## ENTRIES SUPPLIED

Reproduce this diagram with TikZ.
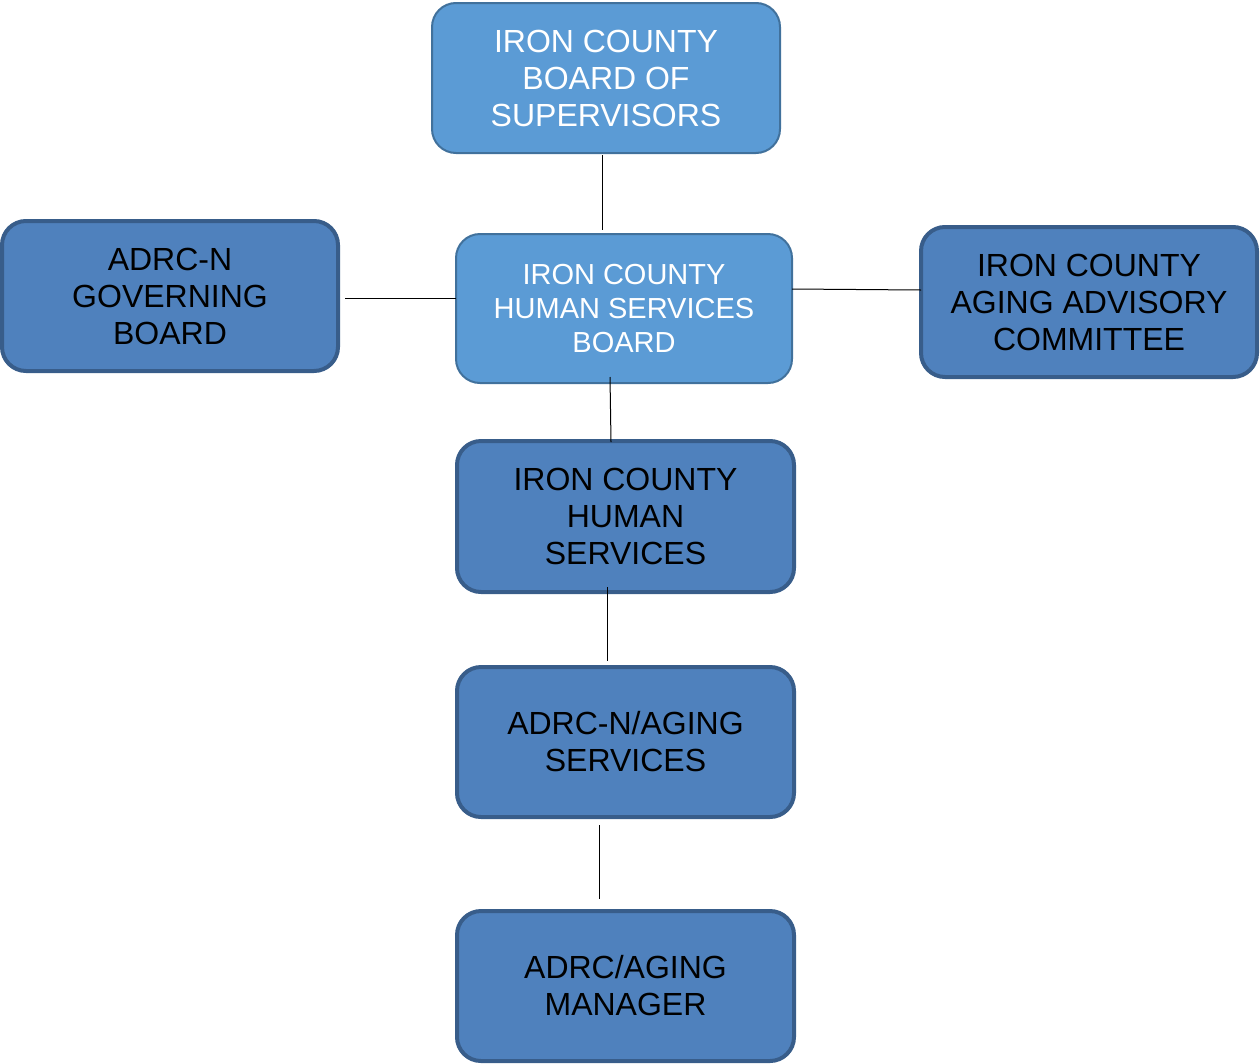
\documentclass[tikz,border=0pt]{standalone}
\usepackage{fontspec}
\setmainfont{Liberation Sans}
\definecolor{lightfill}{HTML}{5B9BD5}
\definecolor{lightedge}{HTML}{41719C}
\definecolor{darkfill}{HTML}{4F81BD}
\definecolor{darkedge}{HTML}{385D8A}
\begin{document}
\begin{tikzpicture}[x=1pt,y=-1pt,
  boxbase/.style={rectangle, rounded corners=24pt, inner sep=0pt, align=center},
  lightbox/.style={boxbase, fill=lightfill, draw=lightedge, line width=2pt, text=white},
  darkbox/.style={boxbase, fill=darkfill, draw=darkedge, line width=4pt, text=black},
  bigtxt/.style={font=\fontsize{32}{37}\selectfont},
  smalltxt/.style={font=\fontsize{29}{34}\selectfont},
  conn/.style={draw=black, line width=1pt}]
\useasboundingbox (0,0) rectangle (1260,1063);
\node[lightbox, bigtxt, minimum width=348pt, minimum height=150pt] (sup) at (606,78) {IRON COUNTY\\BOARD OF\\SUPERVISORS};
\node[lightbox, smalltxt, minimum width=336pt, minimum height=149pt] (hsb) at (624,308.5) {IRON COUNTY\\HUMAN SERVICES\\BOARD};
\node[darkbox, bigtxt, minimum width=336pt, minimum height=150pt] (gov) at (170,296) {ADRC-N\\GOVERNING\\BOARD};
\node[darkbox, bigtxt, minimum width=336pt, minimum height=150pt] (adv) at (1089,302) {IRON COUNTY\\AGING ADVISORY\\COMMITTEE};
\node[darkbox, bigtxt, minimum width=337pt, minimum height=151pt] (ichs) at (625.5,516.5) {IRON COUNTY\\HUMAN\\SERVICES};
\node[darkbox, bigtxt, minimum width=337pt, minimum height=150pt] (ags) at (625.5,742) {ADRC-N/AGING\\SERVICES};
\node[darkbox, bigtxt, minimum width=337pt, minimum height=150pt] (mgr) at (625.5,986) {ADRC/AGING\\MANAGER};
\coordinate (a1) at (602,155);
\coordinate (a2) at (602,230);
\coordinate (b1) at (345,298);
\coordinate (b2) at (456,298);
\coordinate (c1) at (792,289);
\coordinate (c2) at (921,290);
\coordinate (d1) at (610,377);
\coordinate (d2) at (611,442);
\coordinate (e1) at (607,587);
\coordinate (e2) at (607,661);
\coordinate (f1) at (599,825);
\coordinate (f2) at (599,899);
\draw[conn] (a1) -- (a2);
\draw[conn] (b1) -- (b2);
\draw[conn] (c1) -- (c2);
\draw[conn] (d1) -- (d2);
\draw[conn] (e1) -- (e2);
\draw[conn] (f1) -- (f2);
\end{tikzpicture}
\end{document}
==
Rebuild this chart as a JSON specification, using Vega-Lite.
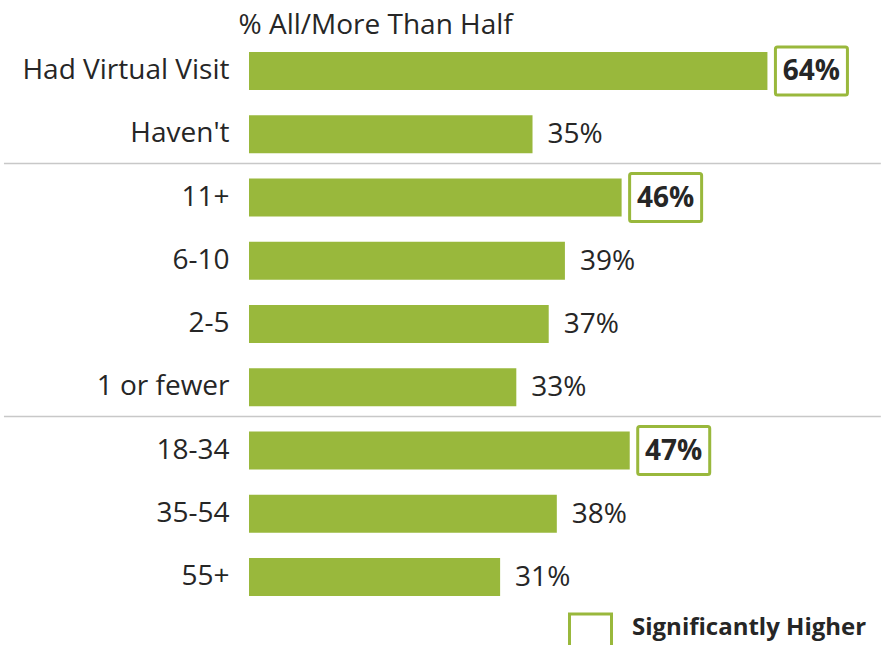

## STATED EXERCISE
Look over the listing above. Pick out and copy every line that includes "this".

## RESPONSE TO THE EXERCISE
Reproduce this diagram with TikZ.
Rebuild this chart as a JSON specification, using Vega-Lite.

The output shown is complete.